OriginalFileName) cause the backend to print its known-field list as the error.fixup_rules_6_7.pystrips those keys from the YAML and re-converts. The rule remains semantic becauseImage|endswith:is the primary selector. - Wrong folder — some rules live under
rules/windows/powershell/notprocess_creation/. The picker can expand its scope. event.type='Process Creation'andendpoint.os='windows'are often empty on real tenants — that's why the relaxed and WEL variants exist.
Step 4 — Verify
The service-user role that can POST a rule often cannot GET it
back (cloudDetectionRulesView missing). The collection endpoint
silently filters the rule out, and GET /rules/{id} returns HTTP 405
on this API version. PUT is the definitive existence test:
python3 verify_rule_exists_via_put.py
Reads deployed_rule_ids.json and PUTs each rule ID. 200/204 = EXISTS,
404 = NOT FOUND. Optional deeper diagnostic:
python3 verify_deployed_sigma_rules.py
Probes the list endpoint with several scope-filter variants so you can see exactly which RBAC layer is hiding what.

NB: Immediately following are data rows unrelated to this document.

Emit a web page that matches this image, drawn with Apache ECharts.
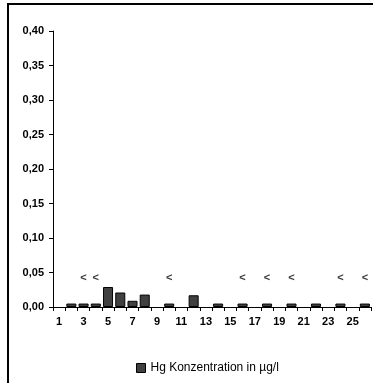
<!DOCTYPE html>
<html><head><meta charset="utf-8">
<script src="https://cdn.jsdelivr.net/npm/echarts@6/dist/echarts.min.js"></script>
<style>html,body{margin:0;padding:0;background:#fff}#c{width:373px;height:383px}</style>
</head><body><div id="c"></div>
<script>
var categories = ['1','2','3','4','5','6','7','8','9','10','11','12','13','14','15','16','17','18','19','20','21','22','23','24','25','26'];
var hgValues = [null,0.005,0.005,0.005,0.029,0.021,0.009,0.018,null,0.005,null,0.017,null,0.005,null,0.005,null,0.005,null,0.005,null,0.005,null,0.005,null,0.005];
var lessThanCategories = ['3','4','10','16','18','20','24','26'];
var lessThanLevel = 0.042;
var yTicks = [0,0.05,0.10,0.15,0.20,0.25,0.30,0.35,0.40];

var chart = echarts.init(document.getElementById('c'));
var font = 'Arial, "Liberation Sans", sans-serif';
chart.setOption({
  animation: false,
  backgroundColor: '#fff',
  graphic: [{type:'rect', shape:{x:8,y:4,width:400,height:400}, style:{fill:'none', stroke:'#000', lineWidth:2}, z:-1}],
  grid: {left:53, right:2, top:31, bottom:76},
  legend: {
    data:['Hg Konzentration in µg/l'], left:131, top:357,
    icon:'rect', itemWidth:9, itemHeight:9, itemGap:2,
    textStyle:{fontFamily:font, fontSize:12, color:'#000'},
    itemStyle:{borderColor:'#000', borderWidth:1}
  },
  xAxis: {
    type:'category', data:categories, boundaryGap:true,
    axisLine:{lineStyle:{color:'#000', width:1}},
    axisTick:{show:true, interval:0, length:4, lineStyle:{color:'#000'}},
    axisLabel:{interval:1, color:'#000', fontFamily:font, fontSize:11, fontWeight:'bold', margin:9}
  },
  yAxis: {
    type:'value', min:yTicks[0], max:yTicks[yTicks.length-1], interval:0.05,
    axisLine:{show:true, lineStyle:{color:'#000', width:1}},
    axisTick:{show:true, length:4, lineStyle:{color:'#000'}},
    splitLine:{show:false},
    axisLabel:{color:'#000', fontFamily:font, fontSize:11, fontWeight:'bold', margin:9,
      formatter:function(v){return v.toFixed(2).replace('.',',');}}
  },
  series: [
    {name:'Hg Konzentration in µg/l', type:'bar', data:hgValues, barCategoryGap:'18%',
     itemStyle:{color:'#404040', borderColor:'#000', borderWidth:1}},
    {name:'lt', type:'scatter', symbolSize:0, silent:true,
     data:lessThanCategories.map(function(c){return [c, lessThanLevel];}),
     label:{show:true, position:'inside', formatter:'<', color:'#000', fontFamily:font, fontSize:11, fontWeight:'bold'}}
  ]
});
</script></body></html>
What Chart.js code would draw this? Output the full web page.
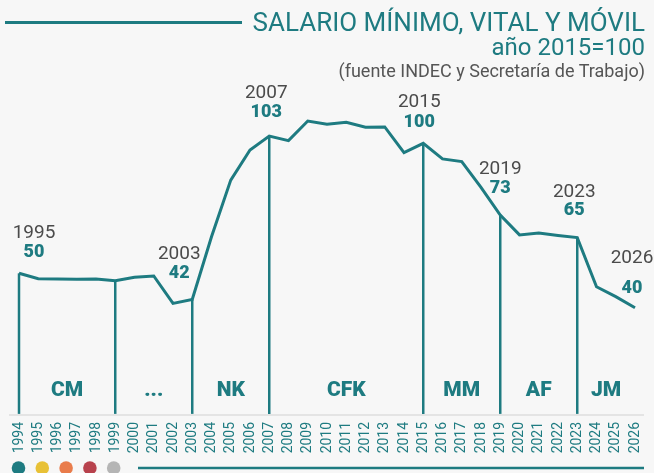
<!DOCTYPE html>
<html>
<head>
<meta charset="utf-8">
<script src="https://cdn.jsdelivr.net/npm/chart.js@4/dist/chart.umd.min.js"></script>
<style>
  html, body { margin: 0; padding: 0; background: #f7f7f7; }
  #wrap { position: relative; width: 654px; height: 473px; overflow: hidden; font-family: Roboto, sans-serif; }
  #grafico { position: absolute; left: 0; top: 0; }
  .tit { position: absolute; right: 9px; white-space: nowrap; color: #1e7b81; }
  #t1 { top: 7px; font-size: 26px; line-height: 30px; }
  #t2 { top: 33px; font-size: 24px; line-height: 28px; }
  #t3 { top: 60px; font-size: 18px; line-height: 21px; color: #555; }
  #raya { position: absolute; left: 5px; top: 21px; width: 237px; height: 3px; background: #1e7b81; }
</style>
</head>
<body>
<div id="wrap">
  <canvas id="grafico" width="654" height="473"></canvas>
  <div id="raya"></div>
  <div class="tit" id="t1">SALARIO MÍNIMO, VITAL Y MÓVIL</div>
  <div class="tit" id="t2">año 2015=100</div>
  <div class="tit" id="t3">(fuente INDEC y Secretaría de Trabajo)</div>
</div>
<script>
const anios = ["1994","1995","1996","1997","1998","1999","2000","2001","2002","2003","2004",
  "2005","2006","2007","2008","2009","2010","2011","2012","2013","2014","2015","2016",
  "2017","2018","2019","2020","2021","2022","2023","2024","2025","2026"];
const salario = [51.6, 49.6, 49.5, 49.4, 49.5, 48.8, 50.1, 50.6, 40.4, 41.9, 65.2,
  86.3, 97.5, 102.7, 101.0, 108.3, 107.1, 107.8, 106.0, 106.1, 96.5, 100.0, 94.2,
  93.2, 83.6, 73.3, 65.9, 66.6, 65.7, 64.9, 46.6, 42.9, 38.8];

// puntos marcados
const marcaAnios = ["1994","2003","2007","2015","2019","2023","2026"];
const marcaTextoAnio = ["1995","2003","2007","2015","2019","2023","2026"];
const marcaValor = ["50","42","103","100","73","65","40"];

// lineas verticales y gobiernos
const cortes = ["1994","1999","2003","2007","2015","2019","2023"];
const gobiernos = ["CM","...","NK","CFK","MM","AF","JM"];
const gobFin = ["1999","2003","2007","2015","2019","2023","2026"];

const coloresPuntos = ["#1e7b81","#e8c136","#e97c4b","#b8424d","#b5b5b5"];

const teal = "#1e7b81";
const gris = "#4b4b4b";
// desplazamiento de etiquetas respecto del punto [dx, dyValor, dyAnio]
const despl = [[15,-21,-40],[-13,-26,-45],[-3,-24,-43],[-4,-21,-41],[0,-27,-46],[-3,-27,-45],[-3,-19,-49]];

const decorado = {
  id: "decorado",
  beforeDatasetsDraw(chart) {
    const { ctx, scales: { x, y } } = chart;
    const base = y.getPixelForValue(0);
    ctx.save();
    ctx.strokeStyle = "#dedede";
    ctx.lineWidth = 1.5;
    ctx.beginPath();
    ctx.moveTo(9, base + 3);
    ctx.lineTo(644, base + 3);
    ctx.stroke();

    ctx.strokeStyle = teal;
    ctx.lineWidth = 2.5;
    cortes.forEach(a => {
      const i = anios.indexOf(a);
      const px = x.getPixelForValue(i);
      ctx.beginPath();
      ctx.moveTo(px, y.getPixelForValue(salario[i]));
      ctx.lineTo(px, base + 2);
      ctx.stroke();
    });

    ctx.fillStyle = teal;
    ctx.font = "900 21px Roboto";
    ctx.textAlign = "center";
    ctx.textBaseline = "middle";
    gobiernos.forEach((g, k) => {
      const x0 = x.getPixelForValue(anios.indexOf(cortes[k]));
      const x1 = x.getPixelForValue(anios.indexOf(gobFin[k]));
      ctx.fillText(g, (x0 + x1) / 2, base - 21);
    });
    ctx.restore();
  },
  afterDraw(chart) {
    const { ctx, scales: { x, y } } = chart;
    ctx.save();
    ctx.textAlign = "center";
    ctx.textBaseline = "middle";
    marcaAnios.forEach((a, k) => {
      const i = anios.indexOf(a);
      const px = x.getPixelForValue(i) + despl[k][0];
      const py = y.getPixelForValue(salario[i]);
      ctx.fillStyle = gris;
      ctx.font = "400 19px Roboto";
      ctx.fillText(marcaTextoAnio[k], px, py + despl[k][2]);
      ctx.fillStyle = teal;
      ctx.font = "900 18px Roboto";
      ctx.fillText(marcaValor[k], px, py + despl[k][1]);
    });

    // pie: puntos de colores y raya
    coloresPuntos.forEach((c, k) => {
      ctx.fillStyle = c;
      ctx.beginPath();
      ctx.arc(18.5 + k * 23.8, 468, 6.8, 0, Math.PI * 2);
      ctx.fill();
    });
    ctx.strokeStyle = teal;
    ctx.lineWidth = 2.5;
    ctx.beginPath();
    ctx.moveTo(138, 468);
    ctx.lineTo(644, 468);
    ctx.stroke();
    ctx.restore();
  }
};

new Chart(document.getElementById("grafico"), {
  type: "line",
  data: {
    labels: anios,
    datasets: [{
      data: salario,
      borderColor: teal,
      borderWidth: 3,
      pointRadius: 0,
      tension: 0,
      fill: false
    }]
  },
  options: {
    responsive: false,
    animation: false,
    layout: { padding: { left: 19, right: 19, top: 89.6, bottom: 0 } },
    plugins: { legend: { display: false }, tooltip: { enabled: false } },
    scales: {
      x: {
        grid: { display: false, drawTicks: false },
        border: { display: false },
        ticks: {
          color: teal,
          font: { family: "Roboto", size: 14 },
          maxRotation: 90,
          minRotation: 90,
          autoSkip: false,
          padding: 10
        },
        afterFit: s => {
          s.height = 61.1;
          s.paddingLeft = 0;
          s.paddingRight = 0;
        }
      },
      y: {
        display: false,
        min: 0,
        max: 120
      }
    }
  },
  plugins: [decorado]
});
</script>
</body>
</html>
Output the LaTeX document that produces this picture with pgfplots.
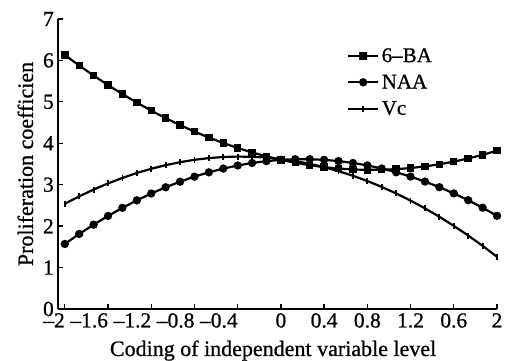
\documentclass[border=0pt]{standalone}
\usepackage{pgfplots}
\pgfplotsset{compat=1.18}
\usepackage{pgfplotstable}
\usepackage{fontspec}
\setmainfont{Liberation Serif}[FakeBold=0.8]

\pgfplotstableread{
x y
-2.0000 6.131
-1.8667 5.877
-1.7333 5.635
-1.6000 5.405
-1.4667 5.187
-1.3333 4.982
-1.2000 4.788
-1.0667 4.607
-0.9333 4.439
-0.8000 4.282
-0.6667 4.138
-0.5333 4.006
-0.4000 3.886
-0.2667 3.778
-0.1333 3.683
0.0000 3.600
0.1333 3.529
0.2667 3.470
0.4000 3.424
0.5333 3.390
0.6667 3.368
0.8000 3.358
0.9333 3.361
1.0667 3.375
1.2000 3.402
1.3333 3.442
1.4667 3.493
1.6000 3.557
1.7333 3.633
1.8667 3.721
2.0000 3.821
}\tabBA

\pgfplotstableread{
x y
-2.0000 1.570
-1.8667 1.811
-1.7333 2.036
-1.6000 2.246
-1.4667 2.442
-1.3333 2.622
-1.2000 2.788
-1.0667 2.938
-0.9333 3.073
-0.8000 3.194
-0.6667 3.299
-0.5333 3.389
-0.4000 3.464
-0.2667 3.525
-0.1333 3.569
0.0000 3.600
0.1333 3.615
0.2667 3.615
0.4000 3.600
0.5333 3.571
0.6667 3.525
0.8000 3.466
0.9333 3.391
1.0667 3.300
1.2000 3.196
1.3333 3.076
1.4667 2.940
1.6000 2.790
1.7333 2.626
1.8667 2.445
2.0000 2.250
}\tabNAA

\pgfplotstableread{
x y
-2.0000 2.540
-1.8667 2.719
-1.7333 2.883
-1.6000 3.031
-1.4667 3.164
-1.3333 3.283
-1.2000 3.385
-1.0667 3.472
-0.9333 3.544
-0.8000 3.601
-0.6667 3.642
-0.5333 3.669
-0.4000 3.679
-0.2667 3.674
-0.1333 3.655
0.0000 3.620
0.1333 3.569
0.2667 3.504
0.4000 3.423
0.5333 3.327
0.6667 3.216
0.8000 3.089
0.9333 2.946
1.0667 2.790
1.2000 2.617
1.3333 2.429
1.4667 2.226
1.6000 2.007
1.7333 1.773
1.8667 1.525
2.0000 1.260
}\tabVc

\begin{document}
\begin{tikzpicture}
\begin{axis}[
  scale only axis,
  width=439pt, height=290pt,
  xmin=-2.063, xmax=2,
  ymin=0, ymax=7,
  axis lines=left,
  axis line style={-, line width=1.5pt},
  tick align=inside,
  major tick length=4.5pt,
  tick style={line width=1.3pt, black},
  xtick={-2,-1.6,-1.2,-0.8,-0.4,0,0.4,0.8,1.2,1.6,2},
  xticklabels={\llap{–2},\llap{–1.6},\llap{–1.2},\llap{–0.8},\llap{–0.4},0,0.4,0.8,1.2,0.6,2},
  ytick={0,1,2,3,4,5,6,7},
  /pgf/number format/assume math mode=true,
  tick label style={font=\fontsize{21.5}{24}\selectfont, inner sep=4pt},
  xlabel={Coding of independent variable level},
  ylabel={Proliferation coefficien},
  every axis x label/.style={at={(axis description cs:0.49,0)}, anchor=base, yshift=-47pt, font=\fontsize{22}{26}\selectfont},
  every axis y label/.style={at={(axis description cs:-0.057,0.5)}, rotate=90, anchor=base, font=\fontsize{22}{26}\selectfont},
  legend style={draw=none, fill=none, at={(0.658,0.905)}, anchor=north west, inner sep=0pt,
    row sep=8pt, column sep=1pt,
    nodes={inner sep=1.5pt, font=\fontsize{21}{24}\selectfont}},
  legend cell align=left,
  legend image code/.code={\draw[mark repeat=2,mark phase=2,#1] plot coordinates {(0pt,0pt) (15pt,0pt) (30pt,0pt)};},
]
\addplot[black, line width=2.2pt, mark=square*, mark size=2.6pt] table[x=x,y=y] {\tabBA};
\addlegendentry{6–BA}
\addplot[black, line width=2.2pt, mark=*, mark size=3pt] table[x=x,y=y] {\tabNAA};
\addlegendentry{NAA}
\addplot[black, line width=2.2pt, mark=|, mark size=3pt, mark options={line width=1.8pt}] table[x=x,y=y] {\tabVc};
\addlegendentry{Vc}
\coordinate (sw) at (rel axis cs:0,0);
\coordinate (ne) at (rel axis cs:1,1);
\end{axis}
\pgfresetboundingbox
\path[use as bounding box] ([shift={(-58pt,-52pt)}]sw) rectangle ([shift={(8pt,19pt)}]ne);
\end{tikzpicture}
\end{document}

Step 5 — Run on another tenant
The 30 .pq files in SIGMA_OUT_DIR are tenant-agnostic. Point the
credentials at a different tenant and re-run only Step 3's deploy +
Step 4:
# Option A: replace tenant_config.json
cp tenant_config.example.json tenant_config.json && $EDITOR tenant_config.json
python3 run_sigma_on_tenant.py
# Option B: keep separate config files
SIEM_TOOLKIT_CONFIG=./tenant_prod.json python3 run_sigma_on_tenant.py
SIEM_TOOLKIT_CONFIG=./tenant_lab.json python3 run_sigma_on_tenant.py
run_sigma_on_tenant.py is a single-shot probe → smoke-test → deploy
→ PUT-verify, useful when you already have the converted bodies and
just want to land them on a new tenant.
Files
| File | Role |
|---|---|
recommend_sigma_imports.py |
Reads coverage endpoints, recommends folders + curated rule list |
probe_wel_schema.py |
Discovers WEL parser field schema on the tenant |
convert_test_deploy_sigma.py |
Master pipeline: pick + convert (3 variants) + smoke + --deploy |
fixup_rules_6_7.py |
Handles Sigma rules with backend-unsupported keys (e.g. OriginalFileName) |
run_sigma_on_tenant.py |
Re-deploys already-converted bodies to another tenant |
verify_rule_exists_via_put.py |
PUT-existence test (definitive when GET is RBAC-blocked) |
verify_deployed_sigma_rules.py |
Probes scope/filter variants to diagnose RBAC |
tenant_config.example.json |
Template — copy to tenant_config.json (gitignored) |
Where it fits in the SIEM-toolkit story
SIEM-toolkit Threat Coverage map
│
▼
recommend_sigma_imports.py ──┐
│ (suggests SigmaHQ folders) │
▼ │
convert_test_deploy_sigma.py ├── single workflow
│ (Sigma → PQ → SDL) │
▼ │
verify_rule_exists_via_put.py ──┘
│
▼
Activate rules in console UI
│
▼
Re-run SIEM-toolkit Threat Coverage → firing_pct grows
Pitfalls collected so far
event.type='Process Creation'has near-zero population unless a live S1 EDR agent is reporting; relax variant works around it.endpoint.os='windows'isnullon many tenants; always strip for the relaxed variant.- GitHub anonymous rate limit (60 req/h) kills the listing step —
use
gh auth login. - Service-user RBAC without
cloudDetectionRulesViewmakes POSTed rules invisible to GET. PUT confirms they exist. OriginalFileNamein Sigma YAML breaks the S1-PQ backend; strip with the pre-processor.- PowerQuery parser quirks — bare
*as a query is rejected; comments with/,-, or non-ASCII characters cause Load Failed at rule-validation time even when the body POSTs fine to/api/powerQuery. Keep comments out of any body that will be deployed as a Scheduled rule.